Jehan, “L’envers de l’ange”

Il s’appelle Jehan !

Tu vois, j’ai mis un point d’exclamation car sa voix capte ton attention, dès la première note. Pourtant, « je ne suis pas un conquérant, plutôt un cowboy cathare (comme dit Claude Nougaro) » de souligner l’artiste toulousain dans le livret de son dernier CD « L’envers de l’ange ». Premier texte que lui n’a pas signé puisqu’il est la Voix, le compositeur parfois. Mais parcours qui sort des sentiers battus par la force de l’artiste qui aura présidé au choix des douze titres. « Si peu d’humain » nous saisit en ouverture : « Si peu d’humain / Oui si peu / Que l’on finira bien / Par se prendre pour Dieu / A se prendre à rien / On se pendra sans nœud / Pendra adieu » dans une ballade qui t’emmène aux portes de l’ultime (un instant j’ai pensé au détour de cette ouverture, à Romain Didier dans la scansion des mots – Romain Didier est venu à Saint-Pierre, tu t’en souviens ?). Te voilà interpellé au plus profond en phase avec ce timbre qui te fait vibrer en ton for intérieur. Car les mots se détachent de chanson en chanson, irrésistiblement portés vers des sommets.

Rythme virevoltant soudain à la troisième chanson et te voilà déjà entré dans un univers aux accents bien marqués, nourris de chaudes influences dont celle – tiens, j’ai particulièrement accroché, mais ce n’est pas un hasard – de Bernard Dimey. « J’ai tout vu tout connu / J’ai tout gagné et perdu / J’ai tout vu tout connu / Je ne partirai plus ». Texte aux sens multiples. Se reposer ou en mettre plein la vue ? Le retour au bercail laisse toujours le choix. Mais vive l’optimisme : « vive encore plus le jour / où me voici de retour ». Jehan chante Dimey ; peut-être ne le sais-tu pas. Et de manière enthousiasmante ! Symbiose entre l’écriture de l’un et le chant de l’autre ; « Le jour où je saurai m’avancer dans la vie / Sans redouter mon ombre et sans raser les murs / (…) / Ce jour-là je le sens je le flaire à distance / (…) Je sauterai le pas dans le plus grand silence / Y aura toujours un con pour vous le faire savoir », ce qui n’empêche pas de savourer « Les petits plaisirs du jour », autre texte de Dimey.

Texte enivrant d’une vie accomplie que celui du « parfum » de Delphine Doubal qui aura écrit quatre des douze titres : « J’ai capté l’essentiel / L’essence de toutes choses / Le parfum où repose / L’arôme existentiel », mots d’autant plus percutants qu’ils sont eux-mêmes martelés
par une mise en forme musicale dépouillée.

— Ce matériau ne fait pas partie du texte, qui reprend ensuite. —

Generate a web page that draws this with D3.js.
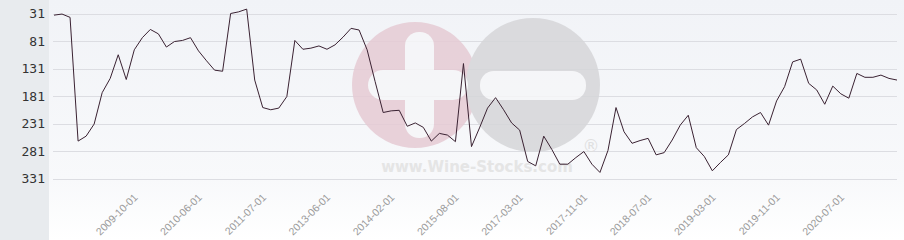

Puis vient la participation de Claude Nougaro pour qui « Sir Jehan est un grand visiteur » : « Si j’étais paysan, tu serais paysâme / J’ai trouvé ce mot sur mes pas / Tu germais dans mon sillon, graine de sésame / Mon grain de peau, mon pain, ma foi ». Choix judicieux pour le germe d’une si belle écriture dans l’harmonie d’une rencontre entre les deux artistes.

Vient le temps de la « déclaration ». Pas de musique, mais une fibre, l’âme d’un être dans sa plénitude. « C’est merveilleux de s’abandonner de ne plus être / De ne plus être sur ses gardes… »

 Hep !

 Oui

 « Tu vas finir par me faire / Passer l’envie de baiser / Avec tes discours ».

Un grand homme, je te dis.

« Les petits poils des avant-bras qui frissonnent et une larme qui germe et sourit au coin de l’œil, vous connaissez ? » , de demander Claude Nougaro. Alors pourquoi se priver du plaisir que nous laisse entrevoir le chantre de Toulouse. Je te le dis en avant-première ; Jehan sera à Saint-Pierre ; il nous transportera vers « l’envers de l’ange » les 10 et 11 février 2005 à l’Escale, au Centre Culturel.